To get a better sense of Trump’s sense of things, I turned to Trump’s first, massively bestselling 1987 book," The Art of the Deal." The book reveals a number of important things — Trump sees himself as a maverick, values personal loyalty, prefers informality, finds Japanese people strange, and learned early on the value of provoking critics.
But while he says a bit more about politics than he does about religion — it would be easy to finish the book and assume he was a pure and fairly indifferent agnostic or a passive atheist — he doesn't say much. The book is about business, of course, but for an early work by someone who would become a high-polling presidential candidate, his lack of interest in how government works, what it stands for, and so on is still a bit startling. It seems, for the most part, that the State is a bit like God — something he doesn’t think a lot about and that he doesn't find particularly interesting.
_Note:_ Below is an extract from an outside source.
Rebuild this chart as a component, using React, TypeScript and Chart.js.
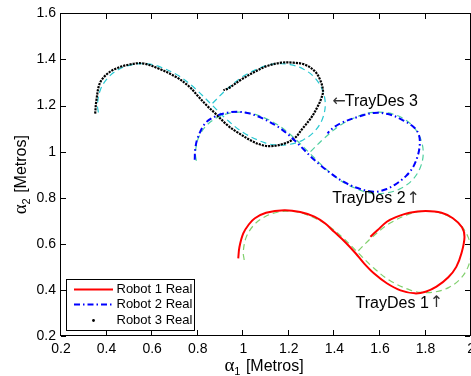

There are a few places where government and politics does emerge, though.
First, Trump seems to really, really dislike New York’s then-mayor, who he tangled with in his push to take over Central Park’s skating rink. “What you need to understand about Ed Koch,” he wrote, “is that he’s a bully, pure and simple. Bullies may act tough, but they’re really closet cowards.” Trump’s hatred of Koch seems more temperamental — and spurred by the mayor’s standing up to him — than ideologically driven.
The chapter on Trump’s quest for the ice rink includes his most explicit writing on how government works (and doesn't work.) The book came out in 1987, the tail-end of the Reagan era, and “Ice Capades: Rebuilding Wollman Rink” is fully in sync with the day’s reigning ideology — that government can’t do anything right and that business leaders are our saviors. There’s the gratuitous union-bashing — he recalls walking by the rink to find “perhaps thirty laborers… on a permanent siesta.” And he describes a Time magazine story on the fight as “a simple, accessible drama about the contrast between government incompetence and the power of effective private enterprise.”
Similarly, rent control is “like a lot of failed government programs” in its good intentions and poor execution.
There are certainly things business does well and that government does poorly. But one thing Trump downplays — as he now downplays the taxpayer-supported bankruptcies of his casinos — is how much he benefited from government funding. Often his deals include properties that are government subdized, or some kind of tax abatement. He seems oblivious to the fact that government is making his deals and profits possible. It’s not that tax abatements are always wrong. But they’re a case of the state providing services to companies that don't pay for them. It’s the government helping business — in this case, his.
The Trump of “The Art of the Deal” — at least, the one who survives the book’s editing and co-writing — is not nearly as brash or hateful as the figure we see now. In some passages he’s even likable, and he mostly comes across as pragmatic more than anything. So a search for the book’s politic does not leave me thinking the ‘80s Trump was as fascist, a government-hater, or an Ayn Rand disciple. He seems like a gifted businessman who has just not thought about government all that much despite benefiting from the things it offers.